_Brief_.
From the top of the entries, reproduce each line exactly, stopping after the line that contains "plt.rcParams['font.family'] = ['Liberation". Omit pictures.

_Supplied entries_.
>> Begin
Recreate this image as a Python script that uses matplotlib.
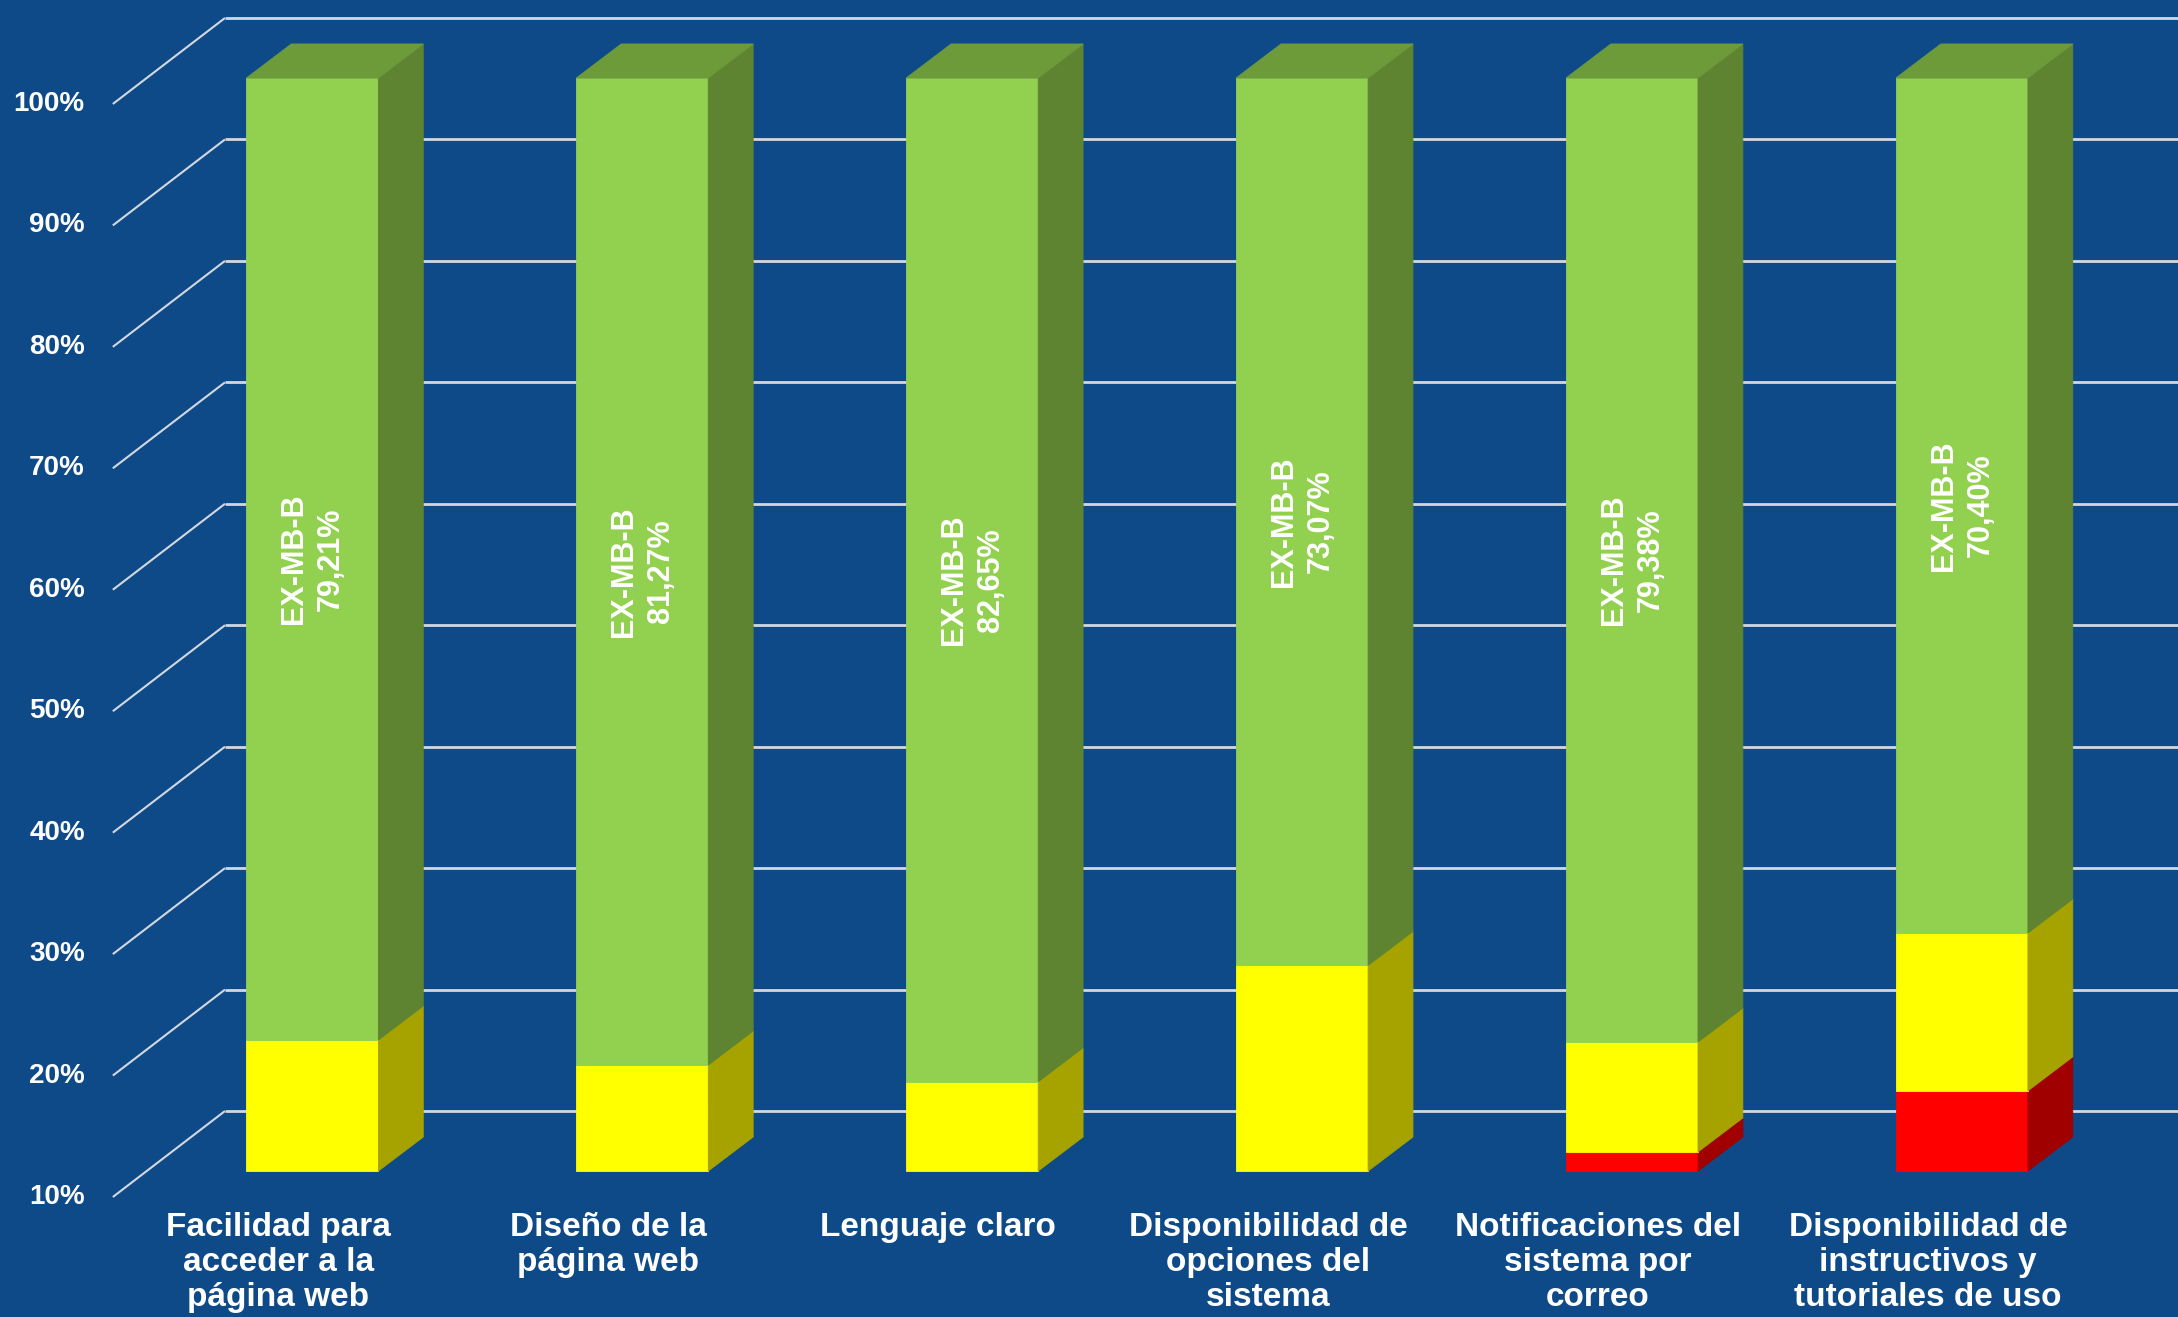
import numpy as np
import matplotlib
matplotlib.use('Agg')
import matplotlib.pyplot as plt
from matplotlib.patches import Polygon

plt.rcParams['font.family'] = ['Liberation Sans', 'DejaVu Sans']

# Data (percent of answers per item)
categories = ['Facilidad para\nacceder a la\npágina web',
              'Diseño de la\npágina web',
              'Lenguaje claro',
              'Disponibilidad de\nopciones del\nsistema',
              'Notificaciones del\nsistema por\ncorreo',
              'Disponibilidad de\ninstructivos y\ntutoriales de uso']
red_vals = [0.0, 0.0, 0.0, 0.0, 11.57, 16.60]
yellow_vals = [20.79, 18.73, 17.35, 26.93, 9.05, 13.00]
green_vals = [79.21, 81.27, 82.65, 73.07, 79.38, 70.40]
green_labels = ['79,21%', '81,27%', '82,65%', '73,07%', '79,38%', '70,40%']
y_ticks = [10, 20, 30, 40, 50, 60, 70, 80, 90, 100]

bg = '#0E4A88'
grid_col = '#D3D8E0'
faces = {
    'red':    ('#FF0000', '#A00000', '#C00000'),
    'yellow': ('#FFFF00', '#A6A300', '#C8C800'),
    'green':  ('#92D050', '#5E8432', '#6D9B3A'),
}

ymin = 10
width = 0.4
dx, dy = 0.136, 2.8          # bar depth (side/top faces)
front_dx, front_dy = -0.103, -2.14   # front plane of the floor/axis
back_dx, back_dy = 0.34, 7.08        # from front plane to back wall

fig = plt.figure(figsize=(21.78, 13.17), dpi=100, facecolor=bg)
ax = fig.add_axes([0, 0, 1, 1])
ax.set_facecolor(bg)
ax.set_xlim(-0.947, 5.655)
ax.set_ylim(-2.02, 106.42)
ax.axis('off')

# walls: gridlines on back wall, diagonals on the side wall
x_axis_front = -0.605
for v in y_ticks:
    yf = v + front_dy
    ax.plot([x_axis_front, x_axis_front + back_dx], [yf, yf + back_dy],
            color=grid_col, lw=1.5, zorder=1, solid_capstyle='butt')
    ax.plot([x_axis_front + back_dx, 5.7], [yf + back_dy, yf + back_dy],
            color=grid_col, lw=2, zorder=1, solid_capstyle='butt')
    ax.text(x_axis_front - 0.085, yf, f'{v}%', color='white', fontsize=20,
            fontweight='bold', ha='right', va='center')

x = np.arange(len(categories))
red = np.array(red_vals)
yellow = np.array(yellow_vals)
green = np.array(green_vals)
stack = [('red', np.zeros(len(x)), red),
         ('yellow', red, red + yellow),
         ('green', red + yellow, red + yellow + green)]

for name, bottoms, tops in stack:
    front, side, top_c = faces[name]
    b = np.maximum(bottoms, ymin)
    t = np.maximum(tops, ymin)
    h = t - b
    keep = h > 0
    ax.bar(x[keep], h[keep], width=width, bottom=b[keep], color=front,
           edgecolor=front, linewidth=0.6, zorder=3)
    for xi, bi, ti in zip(x, b, t):
        if ti <= bi:
            continue
        x1 = xi + width / 2
        ax.add_patch(Polygon([(x1, bi), (x1 + dx, bi + dy), (x1 + dx, ti + dy), (x1, ti)],
                             closed=True, facecolor=side, edgecolor=side, lw=0.6, zorder=3))
        if name == 'green':
            x0 = xi - width / 2
            ax.add_patch(Polygon([(x0, ti), (x1, ti), (x1 + dx, ti + dy), (x0 + dx, ti + dy)],
                                 closed=True, facecolor=top_c, edgecolor=top_c, lw=0.6, zorder=3))

# data labels inside the green segment
for xi, lo, g, lab in zip(x, red + yellow, green, green_labels):
    ax.text(xi, lo + g / 2, 'EX-MB-B\n' + lab, rotation=90, color='white',
            fontsize=22, fontweight='bold', ha='center', va='center',
            multialignment='center', zorder=5, linespacing=1.29)

# category labels
for xi, cat in zip(x, categories):
    ax.text(xi + front_dx, ymin + front_dy - 1.2, cat, color='white', fontsize=24,
            fontweight='bold', ha='center', va='top', linespacing=1.18)

fig.savefig('out.png', dpi=100, facecolor=bg)
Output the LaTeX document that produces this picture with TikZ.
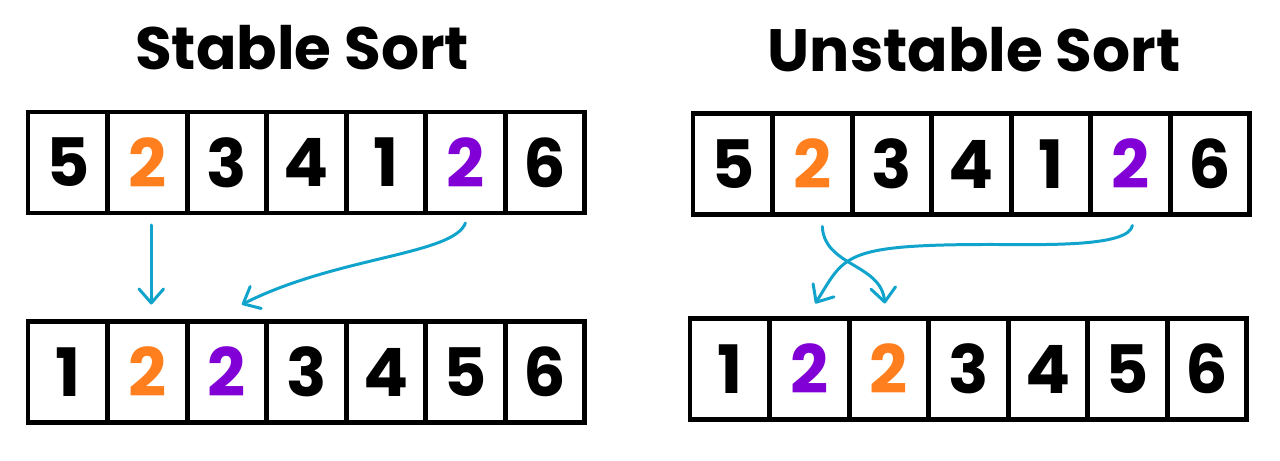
\documentclass[tikz,border=0pt]{standalone}
\usepackage{fontspec}
\setmainfont{Poppins}
\usepackage{tikz}
\usetikzlibrary{positioning,arrows.meta}
\definecolor{sortorange}{RGB}{255,127,30}
\definecolor{sortpurple}{RGB}{128,0,214}
\definecolor{arrowblue}{RGB}{16,163,204}
\tikzset{
  % Specifications for style of nodes:
  cell/.style = {
    rectangle,
    draw=black,
    line width=2.8pt,
    minimum width=1.591cm,
    minimum height=2.02cm,
    inner sep=0pt,
    outer sep=0pt,
    node distance=0cm,
    font=\fontsize{38}{40}\selectfont\bfseries,
    text centered
  },
  title/.style = {
    font=\fontsize{34}{40}\selectfont\bfseries
  },
  move/.style = {
    draw=arrowblue,
    line width=1.7pt,
    line cap=round,
    -{Straight Barb[length=8pt,width=14pt,line cap=round,round]}
  },
}
\begin{document}
\begin{tikzpicture}[x=0.02cm, y=-0.02cm]
    \useasboundingbox (0,0) rectangle (1280,460);
    % Titles
    \node[title] (stabletitle)   at (302,48) {Stable Sort};
    \node[title] (unstabletitle) at (974,50) {Unstable Sort};
    % Stable sort: input array
    \node[cell, anchor=west] (sin0) at (28,162.5)              {5};
    \node[cell, right=of sin0, text=sortorange] (sin1)         {2};
    \node[cell, right=of sin1] (sin2)                          {3};
    \node[cell, right=of sin2] (sin3)                          {4};
    \node[cell, right=of sin3] (sin4)                          {1};
    \node[cell, right=of sin4, text=sortpurple] (sin5)         {2};
    \node[cell, right=of sin5] (sin6)                          {6};
    % Stable sort: output array
    \node[cell, anchor=west] (sout0) at (28,372)               {1};
    \node[cell, right=of sout0, text=sortorange] (sout1)       {2};
    \node[cell, right=of sout1, text=sortpurple] (sout2)       {2};
    \node[cell, right=of sout2] (sout3)                        {3};
    \node[cell, right=of sout3] (sout4)                        {4};
    \node[cell, right=of sout4] (sout5)                        {5};
    \node[cell, right=of sout5] (sout6)                        {6};
    % Unstable sort: input array
    \node[cell, anchor=west] (uin0) at (693,164)               {5};
    \node[cell, right=of uin0, text=sortorange] (uin1)         {2};
    \node[cell, right=of uin1] (uin2)                          {3};
    \node[cell, right=of uin2] (uin3)                          {4};
    \node[cell, right=of uin3] (uin4)                          {1};
    \node[cell, right=of uin4, text=sortpurple] (uin5)         {2};
    \node[cell, right=of uin5] (uin6)                          {6};
    % Unstable sort: output array
    \node[cell, anchor=west] (uout0) at (690,369)              {1};
    \node[cell, right=of uout0, text=sortpurple] (uout1)       {2};
    \node[cell, right=of uout1, text=sortorange] (uout2)       {2};
    \node[cell, right=of uout2] (uout3)                        {3};
    \node[cell, right=of uout3] (uout4)                        {4};
    \node[cell, right=of uout4] (uout5)                        {5};
    \node[cell, right=of uout5] (uout6)                        {6};
    % Moves (offsets in pixels of the picture)
    \draw[move] ([xshift=0.08cm, yshift=-0.24cm]sin1.south)
      -- ([xshift=0.08cm, yshift=0.34cm]sout1.north);
    \draw[move] ([yshift=-0.2cm]sin5.south)
      .. controls +(-12,32) and +(95,-48) .. ([xshift=0.3cm, yshift=0.34cm]sout2.north);
    \draw[move] ([xshift=0.2cm, yshift=-0.24cm]uin1.south)
      .. controls +(2,40) and +(-4,-40) .. ([xshift=-0.08cm, yshift=0.3cm]uout2.north);
    \draw[move] ([xshift=0.04cm, yshift=-0.22cm]uin5.south)
      .. controls +(-4,22) and +(50,0) .. ([xshift=0.4cm, yshift=-0.6cm]uin3.south)
      .. controls +(-150,0) and +(30,-48) .. ([xshift=0.12cm, yshift=0.3cm]uout1.north);
\end{tikzpicture}
\end{document}
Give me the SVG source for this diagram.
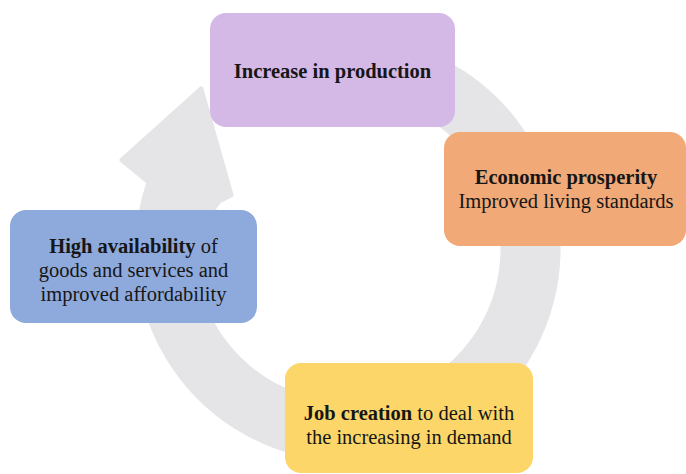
<svg xmlns="http://www.w3.org/2000/svg" width="686" height="474" viewBox="0 0 686 474">
  <style>
    .box { stroke: none; }
    .label { font-family: "Liberation Serif", "Times New Roman", "DejaVu Serif", serif; font-size: 20.5px; fill: #161616; text-anchor: middle; }
    .b { font-weight: bold; }
    .ring { fill: #e5e5e7; stroke: #e5e5e7; stroke-width: 5; stroke-linejoin: round; }
  </style>
  <rect width="686" height="474" fill="#ffffff"/>

  <!-- circular cycle arrow running clockwise behind the boxes -->
  <g id="connectors">
    <path class="ring" d="M 259.3 58.7 A 210 210 0 1 1 149 182 L 122 160 L 201 89 L 231 195 L 219 201 L 193.6 235.5 A 155 155 0 1 0 282.5 108.5 Z"/>
  </g>

  <g id="node-production">
    <rect class="box" x="210" y="13" width="245" height="114" rx="16" fill="#d4b8e6"/>
    <text class="label b" x="332.5" y="78">Increase in production</text>
  </g>

  <g id="node-prosperity">
    <rect class="box" x="444" y="132" width="242" height="114" rx="16" fill="#f1a977"/>
    <text class="label" x="566" y="184"><tspan class="b">Economic prosperity</tspan></text>
    <text class="label" x="566" y="208">Improved living standards</text>
  </g>

  <g id="node-jobs">
    <rect class="box" x="285" y="363" width="248" height="110" rx="16" fill="#fcd669"/>
    <text class="label" x="409" y="420"><tspan class="b">Job creation</tspan> to deal with</text>
    <text class="label" x="409" y="444">the increasing in demand</text>
  </g>

  <g id="node-availability">
    <rect class="box" x="10" y="210" width="247" height="113" rx="16" fill="#8ea9db"/>
    <text class="label" x="133.5" y="253"><tspan class="b">High availability</tspan> of</text>
    <text class="label" x="133.5" y="277">goods and services and</text>
    <text class="label" x="133.5" y="301">improved affordability</text>
  </g>
</svg>
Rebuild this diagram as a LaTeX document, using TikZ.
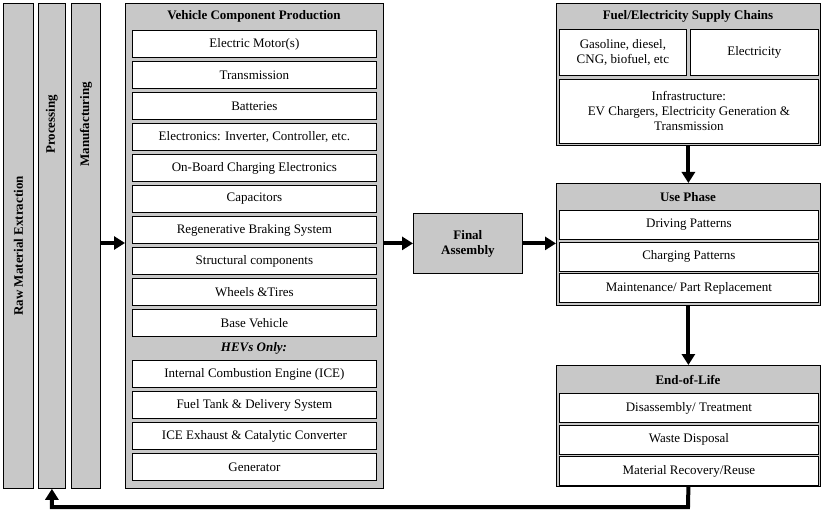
>> End
_Exercise solution_.
Recreate this image as a Python script that uses matplotlib.
import numpy as np
import matplotlib
matplotlib.use('Agg')
import matplotlib.pyplot as plt
from matplotlib.patches import Polygon

plt.rcParams['font.family'] = ['Liberation Sans', 'DejaVu Sans']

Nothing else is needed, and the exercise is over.